AaronRuben commented 1 year ago

Hi Brent,

I was trying to annotate 1KGP VCFs with genotype information of archaic hominins (e.g., Altai Neanderthal). These individuals have a lot of sites that are homozygous for the reference allele, for example:

20 60343 . G .

while this site is polymorphic in 1KGP:

20 60343 . G A

These sites match but a currently not annotated unless the --permissive-overlap flag is set, which isn't ideal. I know this is an edge case, and I can't simply merge the VCFs because the inclusion of archaic hominins would mess up downstream steps.

Would be possible to handle such cases in future?

Thanks, Aaron

brentp commented 1 year ago

Hi Aaron, the only way to do this is with --permissive-overlap as you note. I think that's the correct behavior as "G ." should not match with G A". if the are homozygous reference only, then the more correct would be "G G".

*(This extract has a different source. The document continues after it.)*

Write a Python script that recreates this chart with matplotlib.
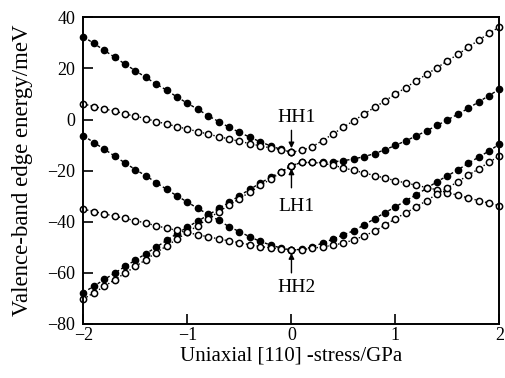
import numpy as np
import matplotlib
matplotlib.use("Agg")
import matplotlib.pyplot as plt

plt.rcParams['font.family'] = ['Liberation Serif', 'DejaVu Serif']

# stress grid, GPa (0.1 GPa steps)
stress_neg = np.round(np.linspace(-2.0, 0.0, 21), 1)
stress_pos = np.round(np.linspace(0.0, 2.0, 21), 1)

# compressive side (stress < 0), energies in meV
filled_hh1_neg = [32.4, 29.8, 27.1, 24.4, 21.7, 19.1, 16.5, 13.9, 11.5, 8.8, 6.4,
                  4.0, 1.5, -0.8, -3.0, -5.0, -6.9, -8.7, -10.3, -11.7, -12.8]
open_hh1_neg = [6.1, 5.1, 4.2, 3.3, 2.2, 1.3, 0.4, -0.8, -1.7, -2.8, -3.7,
                -4.7, -5.7, -6.7, -7.6, -8.5, -9.4, -10.3, -11.1, -11.9, -12.7]
filled_hh2_neg = [-6.3, -9.0, -11.6, -14.3, -17.0, -19.6, -22.0, -24.7, -27.3, -29.9, -32.3,
                  -34.8, -37.1, -39.5, -41.9, -43.9, -45.9, -47.7, -49.1, -50.3, -51.0]
open_hh2_neg = [-35.1, -36.0, -36.9, -37.8, -38.7, -39.6, -40.5, -41.6, -42.5, -43.4, -44.2,
                -45.1, -45.9, -46.7, -47.5, -48.2, -49.0, -49.7, -50.2, -50.6, -51.0]
filled_lh1_neg = [-67.7, -65.2, -62.6, -60.1, -57.5, -55.0, -52.5, -49.9, -47.3, -44.6, -42.1,
                  -39.7, -37.4, -34.8, -32.4, -29.8, -27.3, -24.9, -22.5, -20.5, -18.0]
open_lh1_neg = [-70.2, -67.8, -65.3, -62.7, -60.1, -57.5, -54.8, -52.1, -49.4, -46.8, -44.1,
                -41.5, -38.8, -36.1, -33.5, -30.9, -28.4, -25.8, -23.3, -20.7, -18.0]

# tensile side (stress > 0)
open_hh1_pos = [-12.7, -12.1, -10.6, -8.2, -5.6, -3.0, -0.4, 2.2, 4.8, 7.3, 10.0,
                12.5, 15.2, 17.7, 20.3, 23.0, 25.5, 28.3, 31.1, 33.7, 36.3]
filled_lh1_pos = [-18.0, -16.8, -16.8, -16.8, -16.5, -16.1, -15.4, -14.5, -13.3, -11.8, -10.1,
                  -8.3, -6.4, -4.4, -2.3, -0.1, 2.1, 4.4, 6.9, 9.4, 11.9]
open_lh1_pos = [-18.0, -16.8, -16.8, -17.1, -17.9, -18.9, -19.9, -20.9, -21.9, -22.9, -23.9,
                -24.8, -25.7, -26.6, -27.5, -28.6, -29.6, -30.7, -31.7, -32.7, -33.7]
filled_hh2_pos = [-51.0, -50.8, -49.9, -48.3, -46.8, -45.1, -43.5, -41.2, -38.8, -36.4, -34.2,
                  -31.7, -29.5, -26.9, -24.3, -22.0, -19.7, -17.1, -14.7, -12.3, -9.6]
open_hh2_pos = [-51.0, -50.9, -50.4, -49.8, -49.2, -48.3, -47.1, -45.5, -43.7, -41.3, -38.8,
                -36.5, -34.2, -31.7, -29.2, -26.8, -24.3, -21.8, -19.3, -16.7, -14.2]

filled_sets = [(stress_neg, filled_hh1_neg), (stress_neg, filled_hh2_neg),
               (stress_neg, filled_lh1_neg), (stress_pos, filled_lh1_pos),
               (stress_pos, filled_hh2_pos)]
open_sets = [(stress_neg, open_hh1_neg), (stress_neg, open_hh2_neg),
             (stress_neg, open_lh1_neg), (stress_pos, open_hh1_pos),
             (stress_pos, open_lh1_pos), (stress_pos, open_hh2_pos)]

fig = plt.figure(figsize=(5.06, 3.78), dpi=100)
ax = fig.add_axes([0.165, 0.143, 0.822, 0.811])

for xs, ys in filled_sets:
    ax.plot(xs, ys, color='black', lw=1.0, ls=(0, (2.2, 1.8)),
            marker='o', ms=4.5, mfc='black', mec='black', clip_on=False)
for xs, ys in open_sets:
    ax.plot(xs, ys, color='black', lw=1.0, ls=(0, (1, 1.6)),
            marker='o', ms=4.5, mfc='white', mec='black', mew=1.1, clip_on=False)

# band labels with arrows
arrow = dict(arrowstyle='-|>', color='black', lw=1.0, mutation_scale=8,
             shrinkA=0, shrinkB=0)
ax.annotate('', xy=(0, -11.2), xytext=(0, -4.2), arrowprops=arrow)
ax.text(0.05, 1.0, 'HH1', ha='center', va='center', fontsize=14)
ax.annotate('', xy=(0, -19.2), xytext=(0, -26.7), arrowprops=arrow)
ax.text(0.05, -34.2, 'LH1', ha='center', va='center', fontsize=14)
ax.annotate('', xy=(0, -52.3), xytext=(0, -60.0), arrowprops=arrow)
ax.text(0.05, -65.6, 'HH2', ha='center', va='center', fontsize=14)

ax.set_xlim(-2, 2)
ax.set_ylim(-80, 40)
ax.set_xticks([-2, -1, 0, 1, 2])
ax.set_yticks([-80, -60, -40, -20, 0, 20, 40])
ax.tick_params(direction='in', length=7, width=1.2, labelsize=13)
ax.tick_params(axis='x', pad=2)
ax.tick_params(axis='y', pad=6)
for s in ax.spines.values():
    s.set_linewidth(1.4)

ax.set_xlabel('Uniaxial [110] -stress/GPa', fontsize=15, labelpad=2)
ax.set_ylabel('Valence-band edge energy/meV', fontsize=16.5, labelpad=10)

fig.savefig('out.png', dpi=100)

AaronRuben commented 1 year ago

Hi Brent,

Thanks for the quick response.

If it would be "G G", it would still not match with "G A". I also think "G ." makes more sense, as there is no alternative allele.

In either case, it would be great to allow matches of polymorphic and monomorphic sites (whether denoted by "G ." or "G G") when the reference alleles match.